Joe reluctantly acquiesces, although Kate is more resistant when Eddie attempts to tone down her garish costumes and frenetic singing. Eddie's methods are successful, and within two weeks, the saloon's business has tripled and Kate is a hit. One afternoon, Finnegan appears in the saloon, and Joe figures out Eddie's ruse, but decides to bide his time to exact revenge. As the weeks pass, Eddie and Kate fall in love, and Eddie makes plans to open his own nightclub. Joe grows jealous of their romance and argues with Eddie, who reveals his plans to leave and take Kate with him.

In order to prevent Eddie from getting Kate, Joe is willing to give her up himself, and writes to Broadway impresario William Hammerstein, who comes to hear her sing. Eddie and Frankie conspire to get her out of the saloon that night, however, and when Joe learns that Kate has missed her audition, he tells her that Eddie is only using her. Crushed, Kate accompanies Joe to Hammerstein's theater the next day to sing for him, but reconciles with Eddie when he apologizes.

They prepare to marry that afternoon, but Joe again comes between them by hiring an actor to tell Kate that Eddie has secured a bank loan for his club by using her singing services as collateral. Kate is devastated and breaks up with Eddie, despite his pleas of innocence. Later, Hammerstein stages a show starring Kate, and Joe, who acts as her business manager, proposes to her. Kate gently refuses, and when Eddie appears backstage that evening, he tricks Joe into revealing that he broke up their wedding as an astonished Kate listens.
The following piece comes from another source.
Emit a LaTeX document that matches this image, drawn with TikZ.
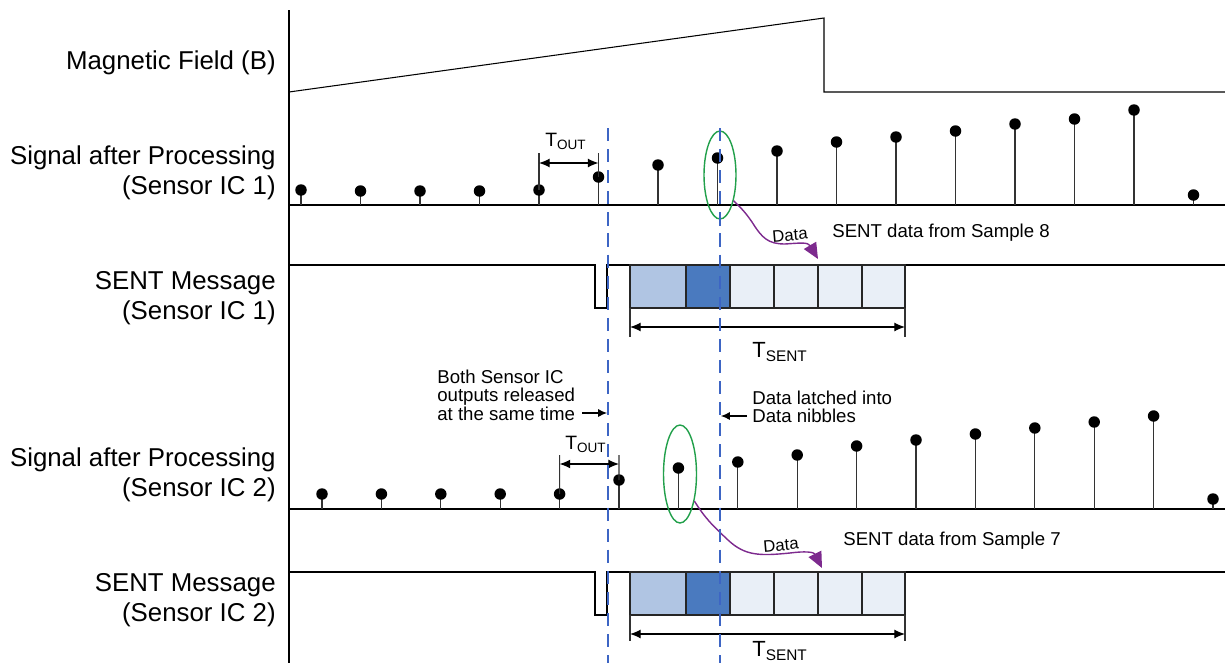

Kate returns to the stage, but after the finale, Joe sneaks Eddie into the orchestra to play the piano. Kate realizes that Eddie is there, and the couple smile at each other as she sings a romantic ballad to him.

==Cast==
- Betty Grable as Kate Farley
- George Montgomery as Eddie Johnson
- Cesar Romero as Joe Rocco
- Charles Winninger as Finnegan
- Phil Silvers as Frankie
- Matt Briggs as William Hammerstein
- Paul Hurst as Louie
- Frank Orth as the Bartender

==Soundtrack==
- "Take It from There"
Music by Ralph Rainger
Lyrics by Leo Robin
- "Beautiful Coney Island"
Music by Ralph Rainger
Lyrics by Leo Robin
- "Miss Lulu from Louisville"
Music by Ralph Rainger
Lyrics by Leo Robin
- "Get the Money"
Music by Ralph Rainger
Lyrics by Leo Robin
- "There's Danger in a Dance"
Music by Ralph Rainger
Lyrics by Leo Robin
- "Old Demon Rum"
Music by Ralph Rainger
Lyrics by Leo Robin
- "Put Your Arms Around Me, Honey (I Never Knew Any Girl Like You)"
Music by Albert von Tilzer
Lyrics by Junie McCree
- "Cuddle Up a Little Closer"
Words by Otto A. Harbach (as O.A. Hauerbach)
Music by Karl Hoschna (as Karl L. Hoschna)
- "When Irish Eyes Are Smiling"
Music by Ernest Ball
Lyrics by Chauncey Olcott and George Graff Jr.
- "Pretty Baby"
Music by Egbert Van Alstyne and Tony Jackson
Lyrics by Gus Kahn
- "The Darktown Strutters' Ball"
Written by Shelton Brooks

==Radio adaptations==
Coney Island was twice presented as a one-hour adaptation on Lux Radio Theatre. On April 17, 1944 Dorothy Lamour and Alan Ladd played the leads. Then on September 30, 1946, Grable reprised her screen role, joined by Victor Mature and Barry Sullivan.